SUPPLIED INFORMATION:

————

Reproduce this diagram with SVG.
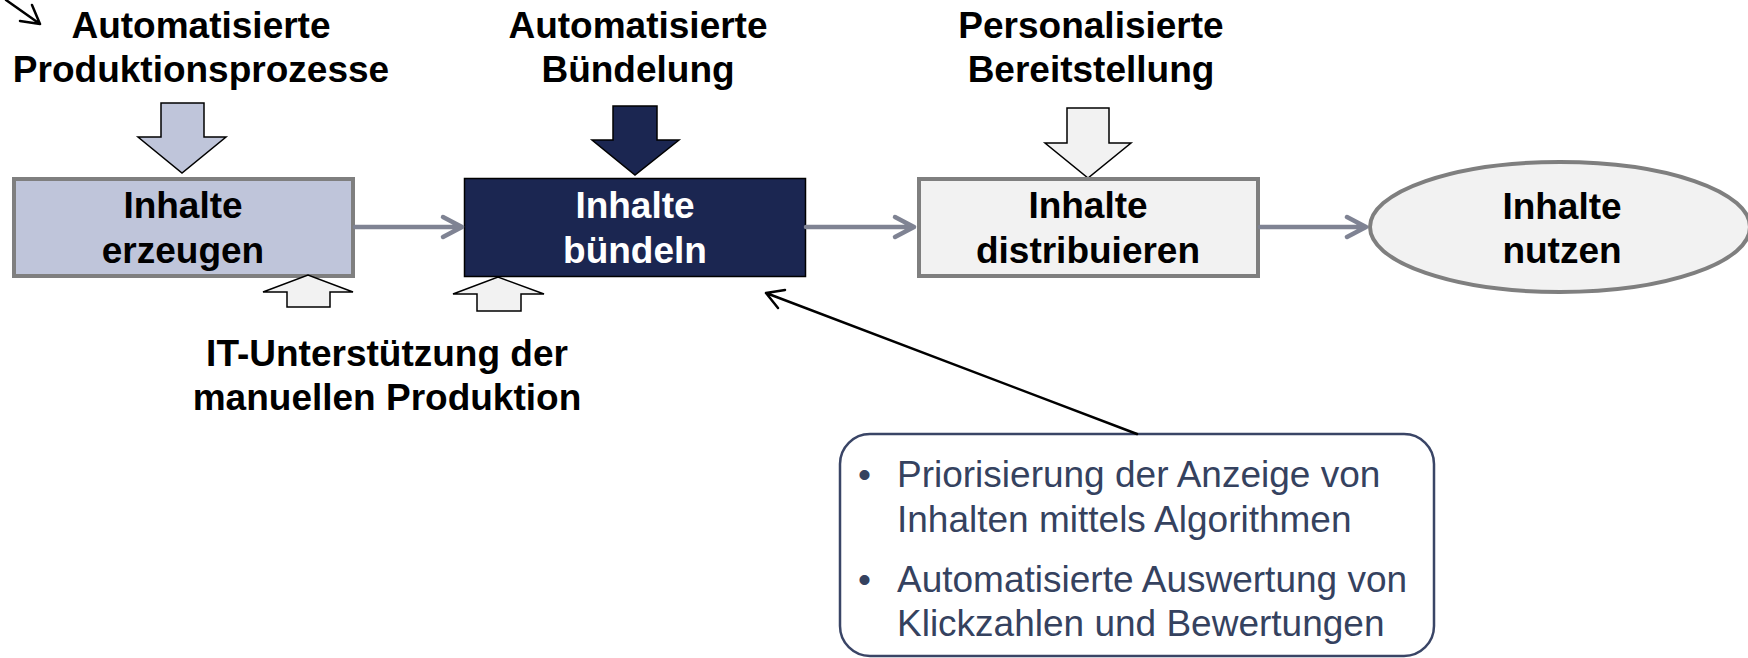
<svg xmlns="http://www.w3.org/2000/svg" width="1748" height="658" viewBox="0 0 1748 658">
  <defs>
    <style>
      .lbl { font-family: "Liberation Sans", Arial, sans-serif; font-weight: bold; font-size: 37px; fill: #000; text-anchor: middle; }
      .lbl-w { fill: #fff; }
      .note { font-family: "Liberation Sans", Arial, sans-serif; font-size: 37px; fill: #35425F; }
      .box-grey { stroke: #7F7F7F; stroke-width: 4; }
      .flow { fill: none; stroke: #7F8393; stroke-width: 4.5; stroke-linecap: round; stroke-linejoin: round; }
      .block { stroke: #000; stroke-width: 1.5; stroke-linejoin: miter; }
      .pointer { fill: none; stroke: #000; stroke-width: 2.5; stroke-linecap: round; stroke-linejoin: round; }
    </style>
  </defs>
  <rect width="1748" height="658" fill="#fff"/>

  <!-- influence labels above the process steps -->
  <g id="label-produktion">
    <path class="pointer" d="M6 0 L40 24 M20 21 L40 24 L32 5"/>
    <text class="lbl" x="201" y="38">Automatisierte</text>
    <text class="lbl" x="201" y="82">Produktionsprozesse</text>
    <polygon class="block" fill="#BFC5DA" points="161,103 204,103 204,137 226,137 182,173 138,137 161,137"/>
  </g>
  <g id="label-buendelung">
    <text class="lbl" x="638" y="38">Automatisierte</text>
    <text class="lbl" x="638" y="82">Bündelung</text>
    <polygon class="block" fill="#1B2651" points="613,106 657,106 657,140 679,140 635,175 592,140 613,140"/>
  </g>
  <g id="label-bereitstellung">
    <text class="lbl" x="1091" y="38">Personalisierte</text>
    <text class="lbl" x="1091" y="82">Bereitstellung</text>
    <polygon class="block" fill="#F2F2F2" points="1067,108 1109,108 1109,143 1131,143 1088,178 1045,143 1067,143"/>
  </g>

  <!-- process steps -->
  <g id="step-erzeugen">
    <rect class="box-grey" x="14" y="179" width="339" height="97" fill="#BFC5DA"/>
    <text class="lbl" x="183" y="218">Inhalte</text>
    <text class="lbl" x="183" y="263">erzeugen</text>
  </g>
  <g id="step-buendeln">
    <rect x="464.5" y="178.5" width="341" height="98" fill="#1B2651" stroke="#000" stroke-width="1.5"/>
    <text class="lbl lbl-w" x="635" y="218">Inhalte</text>
    <text class="lbl lbl-w" x="635" y="263">bündeln</text>
  </g>
  <g id="step-distribuieren">
    <rect class="box-grey" x="919" y="179" width="339" height="97" fill="#F2F2F2"/>
    <text class="lbl" x="1088" y="218">Inhalte</text>
    <text class="lbl" x="1088" y="263">distribuieren</text>
  </g>
  <g id="step-nutzen">
    <ellipse class="box-grey" cx="1560" cy="227" rx="190" ry="65" fill="#F2F2F2"/>
    <text class="lbl" x="1562" y="219">Inhalte</text>
    <text class="lbl" x="1562" y="263">nutzen</text>
  </g>

  <!-- IT support below the first two steps -->
  <g id="label-it">
    <polygon class="block" fill="#F2F2F2" points="287,307 330,307 330,292 353,292 308,275 263,292 287,292"/>
    <polygon class="block" fill="#F2F2F2" points="477,311 521,311 521,294 544,294 498,277 453,294 477,294"/>
    <text class="lbl" x="387" y="366">IT-Unterstützung der</text>
    <text class="lbl" x="387" y="410">manuellen Produktion</text>
  </g>

  <!-- note on bundling -->
  <g id="note-buendeln">
    <rect x="840" y="434" width="594" height="222" rx="30" ry="30" fill="#fff" stroke="#3A4566" stroke-width="2.5"/>
    <text class="note" x="858" y="487">•</text>
    <text class="note" x="897" y="487">Priorisierung der Anzeige von</text>
    <text class="note" x="897" y="532">Inhalten mittels Algorithmen</text>
    <text class="note" x="858" y="592">•</text>
    <text class="note" x="897" y="592">Automatisierte Auswertung von</text>
    <text class="note" x="897" y="636">Klickzahlen und Bewertungen</text>
  </g>

  <!-- connectors -->
  <g id="connectors">
    <path class="flow" d="M355 227 H462 M443 217 L462 227 L443 237"/>
    <path class="flow" d="M806 227 H914 M895 217 L914 227 L895 237"/>
    <path class="flow" d="M1260 227 H1366 M1347 217 L1366 227 L1347 237"/>
    <path class="pointer" d="M1137 434 L766 293 M785 290 L766 293 L778 308"/>
  </g>
</svg>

————

REQUIRED WORK: Retype the whole listing exactly and leave the pictures out.

EXERCISE OUTPUT:
Reproduce this diagram with SVG.
<svg xmlns="http://www.w3.org/2000/svg" width="1748" height="658" viewBox="0 0 1748 658">
  <defs>
    <style>
      .lbl { font-family: "Liberation Sans", Arial, sans-serif; font-weight: bold; font-size: 37px; fill: #000; text-anchor: middle; }
      .lbl-w { fill: #fff; }
      .note { font-family: "Liberation Sans", Arial, sans-serif; font-size: 37px; fill: #35425F; }
      .box-grey { stroke: #7F7F7F; stroke-width: 4; }
      .flow { fill: none; stroke: #7F8393; stroke-width: 4.5; stroke-linecap: round; stroke-linejoin: round; }
      .block { stroke: #000; stroke-width: 1.5; stroke-linejoin: miter; }
      .pointer { fill: none; stroke: #000; stroke-width: 2.5; stroke-linecap: round; stroke-linejoin: round; }
    </style>
  </defs>
  <rect width="1748" height="658" fill="#fff"/>

  <!-- influence labels above the process steps -->
  <g id="label-produktion">
    <path class="pointer" d="M6 0 L40 24 M20 21 L40 24 L32 5"/>
    <text class="lbl" x="201" y="38">Automatisierte</text>
    <text class="lbl" x="201" y="82">Produktionsprozesse</text>
    <polygon class="block" fill="#BFC5DA" points="161,103 204,103 204,137 226,137 182,173 138,137 161,137"/>
  </g>
  <g id="label-buendelung">
    <text class="lbl" x="638" y="38">Automatisierte</text>
    <text class="lbl" x="638" y="82">Bündelung</text>
    <polygon class="block" fill="#1B2651" points="613,106 657,106 657,140 679,140 635,175 592,140 613,140"/>
  </g>
  <g id="label-bereitstellung">
    <text class="lbl" x="1091" y="38">Personalisierte</text>
    <text class="lbl" x="1091" y="82">Bereitstellung</text>
    <polygon class="block" fill="#F2F2F2" points="1067,108 1109,108 1109,143 1131,143 1088,178 1045,143 1067,143"/>
  </g>

  <!-- process steps -->
  <g id="step-erzeugen">
    <rect class="box-grey" x="14" y="179" width="339" height="97" fill="#BFC5DA"/>
    <text class="lbl" x="183" y="218">Inhalte</text>
    <text class="lbl" x="183" y="263">erzeugen</text>
  </g>
  <g id="step-buendeln">
    <rect x="464.5" y="178.5" width="341" height="98" fill="#1B2651" stroke="#000" stroke-width="1.5"/>
    <text class="lbl lbl-w" x="635" y="218">Inhalte</text>
    <text class="lbl lbl-w" x="635" y="263">bündeln</text>
  </g>
  <g id="step-distribuieren">
    <rect class="box-grey" x="919" y="179" width="339" height="97" fill="#F2F2F2"/>
    <text class="lbl" x="1088" y="218">Inhalte</text>
    <text class="lbl" x="1088" y="263">distribuieren</text>
  </g>
  <g id="step-nutzen">
    <ellipse class="box-grey" cx="1560" cy="227" rx="190" ry="65" fill="#F2F2F2"/>
    <text class="lbl" x="1562" y="219">Inhalte</text>
    <text class="lbl" x="1562" y="263">nutzen</text>
  </g>

  <!-- IT support below the first two steps -->
  <g id="label-it">
    <polygon class="block" fill="#F2F2F2" points="287,307 330,307 330,292 353,292 308,275 263,292 287,292"/>
    <polygon class="block" fill="#F2F2F2" points="477,311 521,311 521,294 544,294 498,277 453,294 477,294"/>
    <text class="lbl" x="387" y="366">IT-Unterstützung der</text>
    <text class="lbl" x="387" y="410">manuellen Produktion</text>
  </g>

  <!-- note on bundling -->
  <g id="note-buendeln">
    <rect x="840" y="434" width="594" height="222" rx="30" ry="30" fill="#fff" stroke="#3A4566" stroke-width="2.5"/>
    <text class="note" x="858" y="487">•</text>
    <text class="note" x="897" y="487">Priorisierung der Anzeige von</text>
    <text class="note" x="897" y="532">Inhalten mittels Algorithmen</text>
    <text class="note" x="858" y="592">•</text>
    <text class="note" x="897" y="592">Automatisierte Auswertung von</text>
    <text class="note" x="897" y="636">Klickzahlen und Bewertungen</text>
  </g>

  <!-- connectors -->
  <g id="connectors">
    <path class="flow" d="M355 227 H462 M443 217 L462 227 L443 237"/>
    <path class="flow" d="M806 227 H914 M895 217 L914 227 L895 237"/>
    <path class="flow" d="M1260 227 H1366 M1347 217 L1366 227 L1347 237"/>
    <path class="pointer" d="M1137 434 L766 293 M785 290 L766 293 L778 308"/>
  </g>
</svg>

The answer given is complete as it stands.